2009-12-12 - Wade
So, my marriage officially (not legally) ended in February of 2008. (My divorce was finalized June 2008.) That's when I told him I just couldn't do it anymore, I couldn't try anymore. I had tried and tried the past 3 years - we'd been having major problems, I'd gone to counseling and begged him to go with me (I think he went once or twice), but he just ended up saying, "I know what they're going to say, I already know." I begged him to stop focusing on my psychology, and just enjoy me as a person, but he couldn't break away from the fact that I was psychologically identical to my dad (or so he claimed). And that was the end of it. He majored in psychology in college, he was so fixated on that in our relationship, and it killed everything. We both were, I'll admit that - I adopted his constant over-analyzing of things, but after time it started to wear on me, and on us, and I just wanted to enjoy life as it was happening, rather than second guess everything, or wait for the right time for things. It was so frustrating. I'm still getting over it, I still find myself second-guessing my thoughts too much, and I have to reign it in. It's hard, I tell ya, sometimes. Towards the end there, in February 2008, I was so desperate to find an answer, to find the solution to make things work. So anyway, today I was going over all my pictures in my computer and I came across this series of pictures (from February 2008) I took of our toothbrushes. And I remember what I was thinking: I thought that maybe I could tell our fortunes looking at our toothbrushes. I know, it sounds retarded. But it was like, here's me, represented by one toothbrush, and here's Wade represented by the other toothbrush, and it was like, "Look at us! Even our toothbrushes hate each other!" I was so depressed and drained after taking those pictures. And coming across them again, it's like, MAN was I fucked up back then. It's nice to be coming back again, believe me, sometimes I feel like my head's still up my ass.

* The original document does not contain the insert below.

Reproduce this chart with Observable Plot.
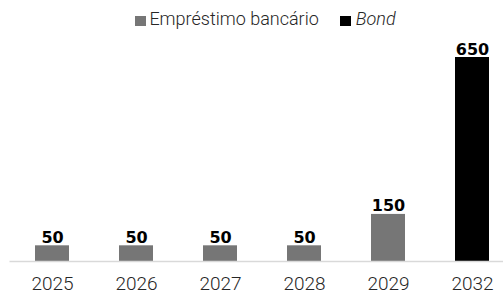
<!DOCTYPE html>
<html>
<head>
<meta charset="utf-8">
<script src="https://cdn.jsdelivr.net/npm/d3@7"></script>
<script src="https://cdn.jsdelivr.net/npm/@observablehq/plot@0.6"></script>
<style>
  html, body { margin: 0; padding: 0; background: #fff; width: 503px; height: 296px; overflow: hidden; }
  body { font-family: Roboto, "Noto Sans", sans-serif; position: relative; }
  #legend { position: absolute; left: 0; top: 0; width: 503px; height: 34px; display: flex; justify-content: center; align-items: flex-start; padding-left: 28px; box-sizing: border-box; font-size: 18px; font-weight: 300; color: #262626; }
  .item { display: flex; align-items: center; margin-top: 9px; line-height: 20px; }
  .sw { width: 11px; height: 10px; margin-right: 3px; margin-top: 3px; }
  .item + .item { margin-left: 21px; }
  .item + .item .sw { margin-right: 5px; }
  #chart { position: absolute; left: 0; top: 37px; width: 514px; }
  #chart svg { display: block; max-width: none !important; height: 259px !important; }
</style>
</head>
<body>
<div id="legend"></div>
<div id="chart"></div>
<script>
const years = ["2025", "2026", "2027", "2028", "2029", "2032"];
const values = [50, 50, 50, 50, 150, 650];
const types = ["Empréstimo bancário", "Empréstimo bancário", "Empréstimo bancário", "Empréstimo bancário", "Empréstimo bancário", "Bond"];
const seriesNames = ["Empréstimo bancário", "Bond"];
const seriesColors = ["#767676", "#000000"];

const data = years.map((y, i) => ({year: y, value: values[i], type: types[i]}));

// legend
const legend = document.getElementById("legend");
seriesNames.forEach((name, i) => {
  const it = document.createElement("div");
  it.className = "item";
  const sw = document.createElement("div");
  sw.className = "sw";
  sw.style.background = seriesColors[i];
  const tx = document.createElement("span");
  tx.textContent = name;
  if (name === "Bond") tx.style.fontStyle = "italic";
  it.appendChild(sw);
  it.appendChild(tx);
  legend.appendChild(it);
});

const chart = Plot.plot({
  width: 514,
  height: 259,
  marginLeft: 9.5,
  marginRight: 0,
  marginTop: 20,
  marginBottom: 35,
  style: {fontFamily: "Roboto, sans-serif", overflow: "visible", maxWidth: "none"},
  x: {domain: years, paddingInner: 0.6, paddingOuter: 0.3, label: null},
  y: {domain: [0, 650], axis: null},
  color: {domain: seriesNames, range: seriesColors},
  marks: [
    Plot.barY(data, {x: "year", y: "value", fill: "type"}),
    Plot.ruleY([0], {stroke: "#d9d9d9", strokeWidth: 1.5}),
    Plot.text(data, {x: "year", y: "value", text: d => String(d.value), lineAnchor: "bottom", dy: -3, fontSize: 16, fontWeight: 700, fontFamily: "DejaVu Sans", fill: "#000"}),
    Plot.axisX({tickSize: 0, tickPadding: 15, fontSize: 19, fontWeight: 300, fill: "#262626", label: null})
  ]
});
document.getElementById("chart").appendChild(chart);
</script>
</body>
</html>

So in other news, last weekend I got a crock pot! I had one when I was married, but I gave it to goodwill, it had too many memories attached to it. I gave away a lot of kitchen stuff to goodwill back then. Anyway, you can get one at Target for twenty bucks! Last weekend I made this awesome chicken curry, and today I'm making pot roast. I chopped up some garlic, onion, carrots and sweet potatoes and threw those in. Then I rubbed the roast with herbs and seared it on the stove first. I had to make a trip to the garden outside our apartment complex office to steal some rosemary. I tied that in a little cheesecloth bag with some bay leaves (I'll take it out in an hour or so). Oh, and salt and pepper. Then I poured 2 cans of beef broth in there... it's going to be yummy! I think I'll make some whole wheat bread from scratch when it's almost done. I think I have some yeast in the pantry....
So yeah, it's been really good to get back into cooking lately because I stopped for about a year. The kitchen was where Wade and I had all of our intimacy. I remember a time after we separated, I had moved into my new apartment, he had moved to Dallas, I tried to cook something, I can't remember what it was. And I was chopping the vegetables, and I had to stop halfway through because I was just standing there in the kitchen bawling with the knife in my hand, thinking, "I can't do this yet!" So I stopped. And me and Richard ate out all the time from there. But not anymore! I cook more times than we go out now, and it's great. And it's healthy too! And he just loves my cooking. 6 years married to a chef (+2 years of dating), a girl has to learn a few kitchen tricks!
So, a couple days before Thanksgiving I called Wade to wish him a happy Thanksgiving and I ended up getting his voicemail and leaving him a message. It was a good message. So a day or so later I got a text from him, a happy text, saying he was glad to hear from me and we should talk! Well, to make a long story short, and avoiding telling you all about the series of (nice, friendly) back and forth texts.... he ended up telling me totally out of the blue that he couldn't talk to me for "some time", is how he phrased it. WTF?
I'm thinking it's her. He said she's 8 months pregnant, and now the "timing is not good."
Well that fucking sucks. Good luck to him I guess. At least I tried. I know we'll be friends again, someday, it's just going to take time. Maybe she's just hormonal and told him not to talk tot me. I can understand that - if you're with someone, and one of your friends makes your significant other uncomfortable (or crazy, whatever) when you have a friendship with them, you're supposed to not talk to them anymore. It would be really weird for her if he pursued a friendship with me.
But yeah, it's kinda a bummer to not be able to talk to him. I wish she'd understand that I just want to be friends with him, but emotions are what we're dealing with. Primal emotions. Those are hard to deny, you know.
Here's a pic of our kitties I took last night. They were mad.
My kitty actually poses for the camera, I swear.
And here's the skittish one. He's sooo skittish. If you walk the wrong way, or make a wrong movement, he runs off and hides. But I caught him in a good mood this morning. He was purring when I took this picture.
OK, I'm going to go do Turbo Jam now! Richard and I went to the gym 3 times last week.